The nutritional daily profile was as follows: Carbohydrate, 12.5±1.8 g/kg of body weight (BW) (65.0±5.9%, percentage of total energy intake) with a consumption of 46.2 g of fibre per day of competition; fat, 1.5±0.5 g/kg BW (17.9±5.6, percentage of total energy intake); and protein, 3.3±0.3 g/kg BW (17.1±1.6%, percentage of total energy intake). The macronutrient split can be seen in the pie chart below.
To put this into perspective a 70Kg rider in this study would be eating a macro nutrient split of 875g of CHO, 105g of Fat and 231g of Protein.
Interestingly and perhaps unsurprisingly the elite professional athletes adhered to the within performance fuelling guidelines eating 90g/hr of carbohydrate on average.
Regarding changes in body composition weight and thus BMI were significantly reduced after the Grand Tour. Sum of skinfolds also significantly decreased along with percentage body fat and fat mass.
Conclusions, how does this apply to us?
It goes without saying that these are not your average nutritional demands. One thing that struck me as interesting was the high levels of protein intake over the day and lower levels of fat intake (high carbohydrate is expected). Protein recommendations generally fall under 2g/Kg body weight per day, but, it has been shown that endurance athletes tend to eat over their required amount2,3. The fat intake was slightly lower than the suggested intake for athletes which is 20-35% of total daily energy4. This could possibly inhibit the absorption of vitamins A, D and E whilst failing to provide the correct quantity of essential fatty acids.
Daily calorie deficits were recorded which led to a loss in weight, BMI and fat mass but interestingly no change in muscle mass. In general, we do not want to be calorie deficit when undertaking endurance training or racing unless under specific observation and guidelines from a professional. Energy deficiency can seriously inhibit performance through a multitude of ways (a topic for another day perhaps!).

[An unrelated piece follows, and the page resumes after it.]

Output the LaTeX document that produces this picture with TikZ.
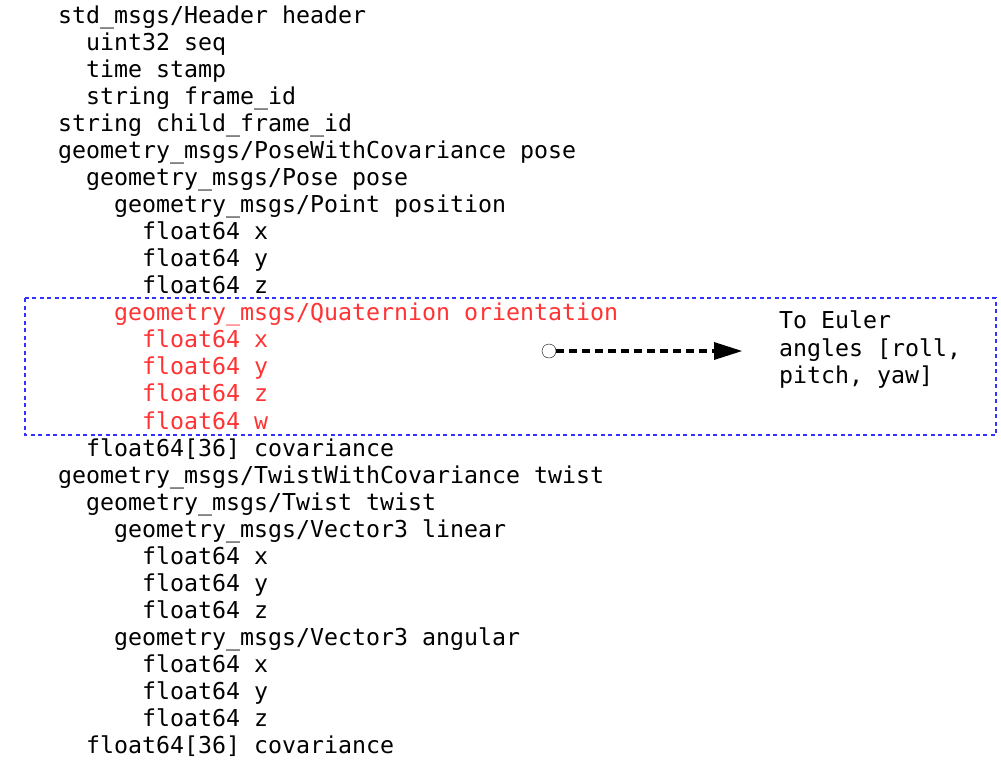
\documentclass[tikz,border=0pt]{standalone}
\usepackage{fontspec}
\setmonofont{DejaVu Sans Mono}
\usepackage{xcolor}
\usetikzlibrary{arrows.meta}
\definecolor{quatred}{HTML}{FF3333}
\definecolor{boxblue}{HTML}{3333FF}
\tikzset{
  msgline/.style={anchor=base west,inner sep=0pt,font=\ttfamily\fontsize{23.25}{27.07}\selectfont},
}

\begin{document}
\begin{tikzpicture}[x=1pt,y=-1pt]
	\useasboundingbox (0,0) rectangle (1001,766);
	\foreach \lvl/\txt/\col [count=\i from 0] in {
		0/{std\_msgs/Header header}/black,
		1/{uint32 seq}/black,
		1/{time stamp}/black,
		1/{string frame\_id}/black,
		0/{string child\_frame\_id}/black,
		0/{geometry\_msgs/PoseWithCovariance pose}/black,
		1/{geometry\_msgs/Pose pose}/black,
		2/{geometry\_msgs/Point position}/black,
		3/{float64 x}/black,
		3/{float64 y}/black,
		3/{float64 z}/black,
		2/{geometry\_msgs/Quaternion orientation}/quatred,
		3/{float64 x}/quatred,
		3/{float64 y}/quatred,
		3/{float64 z}/quatred,
		3/{float64 w}/quatred,
		1/{float64[36] covariance}/black,
		0/{geometry\_msgs/TwistWithCovariance twist}/black,
		1/{geometry\_msgs/Twist twist}/black,
		2/{geometry\_msgs/Vector3 linear}/black,
		3/{float64 x}/black,
		3/{float64 y}/black,
		3/{float64 z}/black,
		2/{geometry\_msgs/Vector3 angular}/black,
		3/{float64 x}/black,
		3/{float64 y}/black,
		3/{float64 z}/black,
		1/{float64[36] covariance}/black}
		\node[msgline,text=\col] (l\i) at (58+28*\lvl,23+27.07*\i) {\txt};
	% highlighted block
	\draw[boxblue,line width=2.2pt,dash pattern=on 4pt off 3.5pt] (25,298) rectangle (996,435);
	\node[msgline,align=left] (euler) at (779,383.1) {To Euler\\angles [roll,\\pitch, yaw]};
	\node[circle,draw,thin,fill=white,inner sep=0pt,minimum size=14pt] (src) at (549,351) {};
	\coordinate (tgt) at (742,351);
	\draw[line width=4pt,dash pattern=on 8pt off 5pt,-{Triangle[length=28pt,width=18pt,line width=0pt]}] (src) -- (tgt);
\end{tikzpicture}
\end{document}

In conclusion, we know professional cyclists are top class athletes but they’re also top-class eaters, especially on the bike. This is most likely where most of us could see immediate performance gain and health changes. Having a decreased fat intake doesn’t facilitate performance but rather it inhibits absorption of nutrients. For us fat should not be treated as an “avoid at all cost” nutrient. We should also bring our awareness to our total daily intake when competing in multiday events and aim to limit any calorie deficits which may occur.
If you have any further questions or would like to be put in contact with one of our qualified nutritionists here at Premier Endurance please email info@premierendurance.ie.
References:
1 Muros, J. J., Sánchez-Muñoz, C., Hoyos, J., & Zabala, M. (2019). Nutritional intake and body composition changes in a UCI World Tour cycling team during the Tour of Spain. European journal of sport science, 19(1), 86-94.
2 Sánchez-Muñoz,C.,Zabala,M.,&Muros,J.J.(2016).Nutritional intake and anthropometric changes of professional road cyclists during a 4-day competition. Scandinavian Journal of Medicine & Science in Sports, 26, 802–808.
3 Rehrer,N.J. ,Hellemans,I.J.,Rolleston,A.K.,Rush,E.,&Miller, B. F. (2010). Energy intake and expenditure during a 6-day cycling stage race. Scandinavian Journal of Medicine & Science in Sports, 20, 609–618
4 Rodríguez, N. R., Di Marco, N. M., & Langley, S. (2009). American College of Sports Medicine position stand: Nutrition and athletic performance. Medicine and Science in Sports and Exercise, 41(3), 709–731.